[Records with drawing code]
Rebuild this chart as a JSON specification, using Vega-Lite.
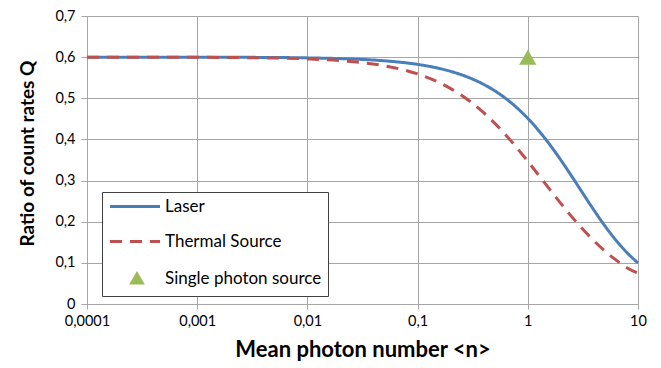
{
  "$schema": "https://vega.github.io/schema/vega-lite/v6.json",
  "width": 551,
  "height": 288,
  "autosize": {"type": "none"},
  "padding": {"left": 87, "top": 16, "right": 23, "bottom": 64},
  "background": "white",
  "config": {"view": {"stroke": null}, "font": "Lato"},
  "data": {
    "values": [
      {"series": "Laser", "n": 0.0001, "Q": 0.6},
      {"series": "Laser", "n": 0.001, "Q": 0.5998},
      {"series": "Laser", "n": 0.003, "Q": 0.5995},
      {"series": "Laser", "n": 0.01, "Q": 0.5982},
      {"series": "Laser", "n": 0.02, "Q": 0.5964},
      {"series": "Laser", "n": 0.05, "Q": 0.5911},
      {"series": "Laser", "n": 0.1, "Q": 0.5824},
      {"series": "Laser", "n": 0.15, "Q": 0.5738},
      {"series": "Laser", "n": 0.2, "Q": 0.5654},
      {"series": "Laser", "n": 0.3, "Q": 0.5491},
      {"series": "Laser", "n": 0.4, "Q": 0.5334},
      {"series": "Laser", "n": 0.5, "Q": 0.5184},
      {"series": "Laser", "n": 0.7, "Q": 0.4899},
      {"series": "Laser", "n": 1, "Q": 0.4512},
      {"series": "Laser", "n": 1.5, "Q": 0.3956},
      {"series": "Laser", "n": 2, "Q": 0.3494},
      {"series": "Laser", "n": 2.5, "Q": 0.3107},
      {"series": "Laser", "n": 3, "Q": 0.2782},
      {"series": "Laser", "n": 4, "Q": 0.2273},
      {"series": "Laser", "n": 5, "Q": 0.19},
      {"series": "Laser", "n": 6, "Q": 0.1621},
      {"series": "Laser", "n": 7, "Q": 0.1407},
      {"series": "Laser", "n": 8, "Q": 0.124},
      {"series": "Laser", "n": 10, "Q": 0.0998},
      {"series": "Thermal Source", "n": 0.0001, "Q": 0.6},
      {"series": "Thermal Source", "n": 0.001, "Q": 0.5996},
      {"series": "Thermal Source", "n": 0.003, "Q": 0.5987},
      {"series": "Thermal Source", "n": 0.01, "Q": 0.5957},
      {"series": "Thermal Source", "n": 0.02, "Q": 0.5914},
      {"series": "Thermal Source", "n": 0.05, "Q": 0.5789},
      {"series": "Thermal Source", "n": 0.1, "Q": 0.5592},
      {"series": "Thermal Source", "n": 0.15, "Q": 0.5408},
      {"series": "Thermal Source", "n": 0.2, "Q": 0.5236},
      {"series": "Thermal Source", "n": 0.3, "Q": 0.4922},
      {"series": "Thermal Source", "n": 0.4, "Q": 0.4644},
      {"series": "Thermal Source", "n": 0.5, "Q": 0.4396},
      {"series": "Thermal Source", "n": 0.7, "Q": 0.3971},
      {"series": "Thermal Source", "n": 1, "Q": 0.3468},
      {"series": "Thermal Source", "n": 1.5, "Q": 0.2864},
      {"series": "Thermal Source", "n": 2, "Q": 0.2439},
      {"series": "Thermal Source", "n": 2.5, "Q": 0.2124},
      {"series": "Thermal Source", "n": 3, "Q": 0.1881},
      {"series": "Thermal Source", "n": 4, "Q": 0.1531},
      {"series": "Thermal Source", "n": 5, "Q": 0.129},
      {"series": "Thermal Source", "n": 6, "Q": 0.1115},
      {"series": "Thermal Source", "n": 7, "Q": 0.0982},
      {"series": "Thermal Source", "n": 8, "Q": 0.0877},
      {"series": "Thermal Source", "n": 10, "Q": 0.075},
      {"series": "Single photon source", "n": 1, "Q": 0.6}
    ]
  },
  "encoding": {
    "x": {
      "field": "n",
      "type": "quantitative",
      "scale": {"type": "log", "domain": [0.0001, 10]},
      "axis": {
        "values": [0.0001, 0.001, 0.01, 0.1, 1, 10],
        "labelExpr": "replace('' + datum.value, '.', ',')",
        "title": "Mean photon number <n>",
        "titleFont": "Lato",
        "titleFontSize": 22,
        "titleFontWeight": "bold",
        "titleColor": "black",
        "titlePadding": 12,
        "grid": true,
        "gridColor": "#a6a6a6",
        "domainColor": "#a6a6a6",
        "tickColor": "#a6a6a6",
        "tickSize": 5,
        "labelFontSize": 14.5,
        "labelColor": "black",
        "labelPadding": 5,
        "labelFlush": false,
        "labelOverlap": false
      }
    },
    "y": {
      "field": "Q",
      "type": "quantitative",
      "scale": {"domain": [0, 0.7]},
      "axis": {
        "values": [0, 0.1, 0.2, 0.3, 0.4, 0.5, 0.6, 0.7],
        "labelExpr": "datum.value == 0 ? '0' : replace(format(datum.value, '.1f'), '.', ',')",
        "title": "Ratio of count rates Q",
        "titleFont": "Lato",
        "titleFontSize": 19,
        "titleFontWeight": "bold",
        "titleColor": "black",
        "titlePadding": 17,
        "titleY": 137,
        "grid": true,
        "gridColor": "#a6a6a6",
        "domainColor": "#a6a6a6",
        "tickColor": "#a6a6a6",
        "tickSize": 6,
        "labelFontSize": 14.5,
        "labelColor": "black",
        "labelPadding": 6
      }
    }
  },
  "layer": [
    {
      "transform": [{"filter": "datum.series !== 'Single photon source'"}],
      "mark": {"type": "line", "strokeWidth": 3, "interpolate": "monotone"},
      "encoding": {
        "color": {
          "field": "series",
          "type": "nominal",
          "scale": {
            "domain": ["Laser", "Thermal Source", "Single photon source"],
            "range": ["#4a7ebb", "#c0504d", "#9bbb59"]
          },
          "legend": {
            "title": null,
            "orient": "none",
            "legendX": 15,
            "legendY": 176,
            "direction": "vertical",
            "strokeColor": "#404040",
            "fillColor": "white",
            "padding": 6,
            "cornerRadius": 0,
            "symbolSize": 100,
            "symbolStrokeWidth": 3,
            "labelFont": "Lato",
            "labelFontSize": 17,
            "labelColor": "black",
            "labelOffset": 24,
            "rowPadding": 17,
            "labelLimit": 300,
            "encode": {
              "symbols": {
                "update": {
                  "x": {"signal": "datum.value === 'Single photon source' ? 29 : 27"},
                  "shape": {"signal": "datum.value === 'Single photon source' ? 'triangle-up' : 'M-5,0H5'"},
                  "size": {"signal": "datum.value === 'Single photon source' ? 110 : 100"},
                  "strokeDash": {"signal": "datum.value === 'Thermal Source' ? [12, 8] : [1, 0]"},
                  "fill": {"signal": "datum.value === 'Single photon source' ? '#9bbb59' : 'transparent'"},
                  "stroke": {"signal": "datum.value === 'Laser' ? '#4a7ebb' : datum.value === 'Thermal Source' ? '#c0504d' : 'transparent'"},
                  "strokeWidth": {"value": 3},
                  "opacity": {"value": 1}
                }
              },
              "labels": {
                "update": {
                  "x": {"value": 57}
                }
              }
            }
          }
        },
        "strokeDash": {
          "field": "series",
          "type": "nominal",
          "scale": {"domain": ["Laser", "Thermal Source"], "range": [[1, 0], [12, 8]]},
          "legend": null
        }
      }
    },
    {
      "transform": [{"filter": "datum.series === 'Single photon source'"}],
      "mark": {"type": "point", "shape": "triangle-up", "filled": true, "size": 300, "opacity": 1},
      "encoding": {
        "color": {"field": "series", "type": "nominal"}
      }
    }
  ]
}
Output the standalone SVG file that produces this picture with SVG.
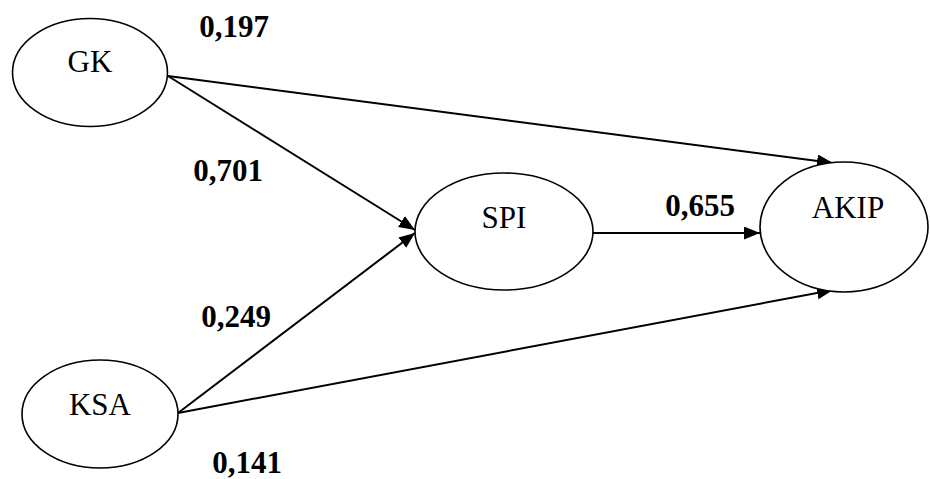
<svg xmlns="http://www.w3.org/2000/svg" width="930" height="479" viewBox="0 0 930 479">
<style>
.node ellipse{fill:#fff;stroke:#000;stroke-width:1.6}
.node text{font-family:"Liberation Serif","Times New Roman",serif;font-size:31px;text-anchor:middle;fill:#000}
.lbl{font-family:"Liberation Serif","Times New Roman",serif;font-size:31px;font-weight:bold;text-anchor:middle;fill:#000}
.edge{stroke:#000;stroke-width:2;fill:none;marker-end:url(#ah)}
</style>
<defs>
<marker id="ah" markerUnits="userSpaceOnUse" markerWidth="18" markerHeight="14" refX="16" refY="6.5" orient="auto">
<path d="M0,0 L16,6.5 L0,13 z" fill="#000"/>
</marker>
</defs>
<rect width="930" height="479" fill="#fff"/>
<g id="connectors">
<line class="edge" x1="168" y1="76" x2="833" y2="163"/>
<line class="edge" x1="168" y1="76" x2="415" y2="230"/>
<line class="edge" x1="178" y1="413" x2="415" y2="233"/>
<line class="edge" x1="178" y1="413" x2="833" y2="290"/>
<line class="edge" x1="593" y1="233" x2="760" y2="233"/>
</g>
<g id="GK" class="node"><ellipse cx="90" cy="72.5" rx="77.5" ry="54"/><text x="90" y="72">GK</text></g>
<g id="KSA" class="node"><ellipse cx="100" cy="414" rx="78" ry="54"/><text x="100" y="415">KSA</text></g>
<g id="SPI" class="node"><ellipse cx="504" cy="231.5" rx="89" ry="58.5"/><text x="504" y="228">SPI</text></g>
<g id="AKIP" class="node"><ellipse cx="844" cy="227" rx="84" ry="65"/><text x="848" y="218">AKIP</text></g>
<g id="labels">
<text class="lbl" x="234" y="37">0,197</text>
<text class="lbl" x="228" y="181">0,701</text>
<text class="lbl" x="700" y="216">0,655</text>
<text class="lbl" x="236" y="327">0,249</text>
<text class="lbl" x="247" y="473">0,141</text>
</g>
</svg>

● **Exercise task**:
Examine the records and pull out every line where the string "this" occurs.

● **Task result**:
Rebuild this chart as a JSON specification, using Vega-Lite.
Output the standalone SVG file that produces this picture with SVG.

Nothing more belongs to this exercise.